• **Your goal**:
Reproduce the records below in full and word for word, excluding pictures.
>> BEGIN Material
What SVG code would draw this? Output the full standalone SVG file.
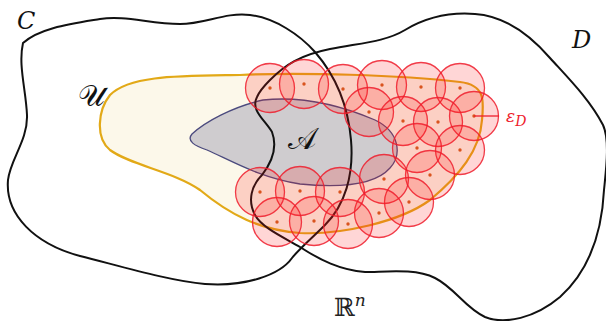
<svg xmlns="http://www.w3.org/2000/svg" width="606" height="321" viewBox="0 0 606 321">
<style>
.ball{fill:#ff1a1a;fill-opacity:0.18;stroke:#ee1c2c;stroke-opacity:0.85;stroke-width:1.3}
.dot{fill:#d9541e}
.set{fill:none;stroke:#111;stroke-width:2}
.lbl{font-family:"DejaVu Serif","Liberation Serif",serif;font-style:italic;fill:#111}
.scr{font-family:"DejaVu Serif","Noto Sans",serif;fill:#111}
</style>
<rect width="606" height="321" fill="#fff"/>
<g id="U">
<path d="M240,75 C300,72 400,75 460,82 C485,85 484,100 482,120 C480,150 460,175 430,200 C400,222 340,235 300,233 C260,230 230,215 200,190 C175,172 130,165 110,150 C95,138 98,110 110,95 C130,75 180,76 240,75 Z" fill="#fcf8ea" stroke="#e2a917" stroke-width="2.2"/>
</g>
<g id="A">
<path d="M192,134 C205,122 232,107 263,100 C300,96 340,105 375,120 C400,132 402,155 390,168 C375,185 340,188 300,184 C260,178 230,160 207,150 C195,146 186,141 192,134 Z" fill="#cfcccf" stroke="#4b4a7e" stroke-width="1.3"/>
</g>
<g id="C">
<path class="set" d="M23,43 C40,28 70,24 100,19 C125,15 150,24 180,24 C205,24 225,12 250,15 C275,18 300,35 315,52 C335,75 348,105 351,140 C354,175 345,205 325,225 C310,240 300,248 292,258 C280,275 245,287 205,284 C170,281 120,266 80,256 C35,244 5,215 8,180 C10,160 28,140 27,115 C26,90 18,65 23,43 Z"/>
</g>
<g id="D">
<path class="set" d="M270,80 C285,65 300,55 330,49 C360,43 385,42 405,30 C425,18 450,12 475,14 C505,16 530,35 550,58 C570,80 590,100 603,125 C610,140 606,170 604,190 C602,230 590,270 560,297 C535,318 505,325 485,317 C465,308 455,288 435,278 C415,268 385,272 365,272 C340,270 320,260 300,247 C285,238 262,228 255,215 C247,200 252,185 262,175 C272,162 278,148 272,132 C265,120 250,110 257,97 C260,90 265,85 270,80 Z"/>
</g>
<g id="cover">
<g class="balls">
<circle class="ball" cx="270" cy="88" r="24.5"/>
<circle class="ball" cx="304" cy="84" r="24.5"/>
<circle class="ball" cx="343" cy="89" r="24.5"/>
<circle class="ball" cx="382" cy="85" r="24.5"/>
<circle class="ball" cx="421" cy="87" r="24.5"/>
<circle class="ball" cx="460" cy="88" r="24.5"/>
<circle class="ball" cx="369" cy="112" r="24.5"/>
<circle class="ball" cx="403" cy="121" r="24.5"/>
<circle class="ball" cx="438" cy="122" r="24.5"/>
<circle class="ball" cx="474" cy="116" r="24.5"/>
<circle class="ball" cx="417" cy="148" r="24.5"/>
<circle class="ball" cx="460" cy="150" r="24.5"/>
<circle class="ball" cx="430" cy="175" r="24.5"/>
<circle class="ball" cx="409" cy="202" r="24.5"/>
<circle class="ball" cx="384" cy="179" r="24.5"/>
<circle class="ball" cx="379" cy="213" r="24.5"/>
<circle class="ball" cx="348" cy="224" r="24.5"/>
<circle class="ball" cx="340" cy="192" r="24.5"/>
<circle class="ball" cx="314" cy="221" r="24.5"/>
<circle class="ball" cx="300" cy="191" r="24.5"/>
<circle class="ball" cx="277" cy="222" r="24.5"/>
<circle class="ball" cx="260" cy="192" r="24.5"/>
</g>
<g class="dots">
<circle class="dot" cx="270" cy="88" r="1.7"/>
<circle class="dot" cx="304" cy="84" r="1.7"/>
<circle class="dot" cx="343" cy="89" r="1.7"/>
<circle class="dot" cx="382" cy="85" r="1.7"/>
<circle class="dot" cx="421" cy="87" r="1.7"/>
<circle class="dot" cx="460" cy="88" r="1.7"/>
<circle class="dot" cx="369" cy="112" r="1.7"/>
<circle class="dot" cx="403" cy="121" r="1.7"/>
<circle class="dot" cx="438" cy="122" r="1.7"/>
<circle class="dot" cx="474" cy="116" r="1.7"/>
<circle class="dot" cx="417" cy="148" r="1.7"/>
<circle class="dot" cx="460" cy="150" r="1.7"/>
<circle class="dot" cx="430" cy="175" r="1.7"/>
<circle class="dot" cx="409" cy="202" r="1.7"/>
<circle class="dot" cx="384" cy="179" r="1.7"/>
<circle class="dot" cx="379" cy="213" r="1.7"/>
<circle class="dot" cx="348" cy="224" r="1.7"/>
<circle class="dot" cx="340" cy="192" r="1.7"/>
<circle class="dot" cx="314" cy="221" r="1.7"/>
<circle class="dot" cx="300" cy="191" r="1.7"/>
<circle class="dot" cx="277" cy="222" r="1.7"/>
<circle class="dot" cx="260" cy="192" r="1.7"/>
</g>
</g>
<g id="connectors">
<line x1="474" y1="116" x2="499" y2="116" stroke="#ee1c2c" stroke-width="1.3"/>
</g>
<g id="labels">
<text class="lbl" x="17" y="29" font-size="24">C</text>
<text class="lbl" x="572" y="48" font-size="24">D</text>
<text class="scr" x="78" y="106" font-size="30">𝒰</text>
<text class="scr" x="288" y="149" font-size="30">𝒜</text>
<text x="334" y="316" font-family="DejaVu Serif,serif" font-size="25" fill="#222">ℝ<tspan font-style="italic" font-size="17" dy="-10">n</tspan></text>
<text x="506" y="122" font-family="DejaVu Serif,serif" font-style="italic" font-size="17" fill="#ee1c2c">ε<tspan font-size="14" dy="4">D</tspan></text>
</g>
</svg>
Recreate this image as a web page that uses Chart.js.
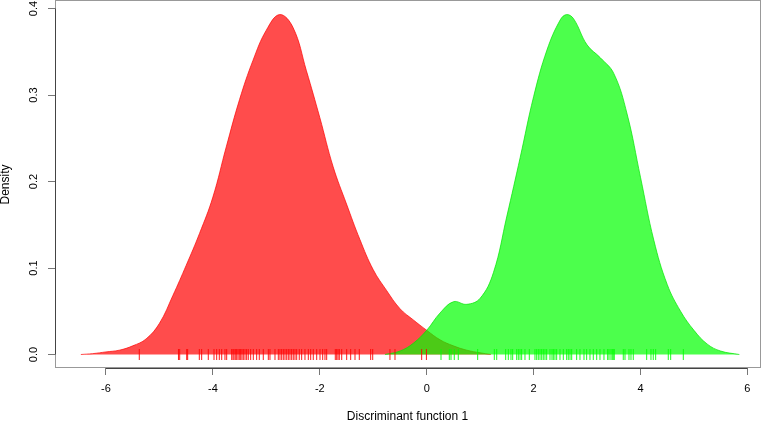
>> END Material
• **Result**:
What SVG code would draw this? Output the full standalone SVG file.
<svg xmlns="http://www.w3.org/2000/svg" width="606" height="321" viewBox="0 0 606 321">
<style>
.ball{fill:#ff1a1a;fill-opacity:0.18;stroke:#ee1c2c;stroke-opacity:0.85;stroke-width:1.3}
.dot{fill:#d9541e}
.set{fill:none;stroke:#111;stroke-width:2}
.lbl{font-family:"DejaVu Serif","Liberation Serif",serif;font-style:italic;fill:#111}
.scr{font-family:"DejaVu Serif","Noto Sans",serif;fill:#111}
</style>
<rect width="606" height="321" fill="#fff"/>
<g id="U">
<path d="M240,75 C300,72 400,75 460,82 C485,85 484,100 482,120 C480,150 460,175 430,200 C400,222 340,235 300,233 C260,230 230,215 200,190 C175,172 130,165 110,150 C95,138 98,110 110,95 C130,75 180,76 240,75 Z" fill="#fcf8ea" stroke="#e2a917" stroke-width="2.2"/>
</g>
<g id="A">
<path d="M192,134 C205,122 232,107 263,100 C300,96 340,105 375,120 C400,132 402,155 390,168 C375,185 340,188 300,184 C260,178 230,160 207,150 C195,146 186,141 192,134 Z" fill="#cfcccf" stroke="#4b4a7e" stroke-width="1.3"/>
</g>
<g id="C">
<path class="set" d="M23,43 C40,28 70,24 100,19 C125,15 150,24 180,24 C205,24 225,12 250,15 C275,18 300,35 315,52 C335,75 348,105 351,140 C354,175 345,205 325,225 C310,240 300,248 292,258 C280,275 245,287 205,284 C170,281 120,266 80,256 C35,244 5,215 8,180 C10,160 28,140 27,115 C26,90 18,65 23,43 Z"/>
</g>
<g id="D">
<path class="set" d="M270,80 C285,65 300,55 330,49 C360,43 385,42 405,30 C425,18 450,12 475,14 C505,16 530,35 550,58 C570,80 590,100 603,125 C610,140 606,170 604,190 C602,230 590,270 560,297 C535,318 505,325 485,317 C465,308 455,288 435,278 C415,268 385,272 365,272 C340,270 320,260 300,247 C285,238 262,228 255,215 C247,200 252,185 262,175 C272,162 278,148 272,132 C265,120 250,110 257,97 C260,90 265,85 270,80 Z"/>
</g>
<g id="cover">
<g class="balls">
<circle class="ball" cx="270" cy="88" r="24.5"/>
<circle class="ball" cx="304" cy="84" r="24.5"/>
<circle class="ball" cx="343" cy="89" r="24.5"/>
<circle class="ball" cx="382" cy="85" r="24.5"/>
<circle class="ball" cx="421" cy="87" r="24.5"/>
<circle class="ball" cx="460" cy="88" r="24.5"/>
<circle class="ball" cx="369" cy="112" r="24.5"/>
<circle class="ball" cx="403" cy="121" r="24.5"/>
<circle class="ball" cx="438" cy="122" r="24.5"/>
<circle class="ball" cx="474" cy="116" r="24.5"/>
<circle class="ball" cx="417" cy="148" r="24.5"/>
<circle class="ball" cx="460" cy="150" r="24.5"/>
<circle class="ball" cx="430" cy="175" r="24.5"/>
<circle class="ball" cx="409" cy="202" r="24.5"/>
<circle class="ball" cx="384" cy="179" r="24.5"/>
<circle class="ball" cx="379" cy="213" r="24.5"/>
<circle class="ball" cx="348" cy="224" r="24.5"/>
<circle class="ball" cx="340" cy="192" r="24.5"/>
<circle class="ball" cx="314" cy="221" r="24.5"/>
<circle class="ball" cx="300" cy="191" r="24.5"/>
<circle class="ball" cx="277" cy="222" r="24.5"/>
<circle class="ball" cx="260" cy="192" r="24.5"/>
</g>
<g class="dots">
<circle class="dot" cx="270" cy="88" r="1.7"/>
<circle class="dot" cx="304" cy="84" r="1.7"/>
<circle class="dot" cx="343" cy="89" r="1.7"/>
<circle class="dot" cx="382" cy="85" r="1.7"/>
<circle class="dot" cx="421" cy="87" r="1.7"/>
<circle class="dot" cx="460" cy="88" r="1.7"/>
<circle class="dot" cx="369" cy="112" r="1.7"/>
<circle class="dot" cx="403" cy="121" r="1.7"/>
<circle class="dot" cx="438" cy="122" r="1.7"/>
<circle class="dot" cx="474" cy="116" r="1.7"/>
<circle class="dot" cx="417" cy="148" r="1.7"/>
<circle class="dot" cx="460" cy="150" r="1.7"/>
<circle class="dot" cx="430" cy="175" r="1.7"/>
<circle class="dot" cx="409" cy="202" r="1.7"/>
<circle class="dot" cx="384" cy="179" r="1.7"/>
<circle class="dot" cx="379" cy="213" r="1.7"/>
<circle class="dot" cx="348" cy="224" r="1.7"/>
<circle class="dot" cx="340" cy="192" r="1.7"/>
<circle class="dot" cx="314" cy="221" r="1.7"/>
<circle class="dot" cx="300" cy="191" r="1.7"/>
<circle class="dot" cx="277" cy="222" r="1.7"/>
<circle class="dot" cx="260" cy="192" r="1.7"/>
</g>
</g>
<g id="connectors">
<line x1="474" y1="116" x2="499" y2="116" stroke="#ee1c2c" stroke-width="1.3"/>
</g>
<g id="labels">
<text class="lbl" x="17" y="29" font-size="24">C</text>
<text class="lbl" x="572" y="48" font-size="24">D</text>
<text class="scr" x="78" y="106" font-size="30">𝒰</text>
<text class="scr" x="288" y="149" font-size="30">𝒜</text>
<text x="334" y="316" font-family="DejaVu Serif,serif" font-size="25" fill="#222">ℝ<tspan font-style="italic" font-size="17" dy="-10">n</tspan></text>
<text x="506" y="122" font-family="DejaVu Serif,serif" font-style="italic" font-size="17" fill="#ee1c2c">ε<tspan font-size="14" dy="4">D</tspan></text>
</g>
</svg>
Recreate this image as a web page that uses Chart.js.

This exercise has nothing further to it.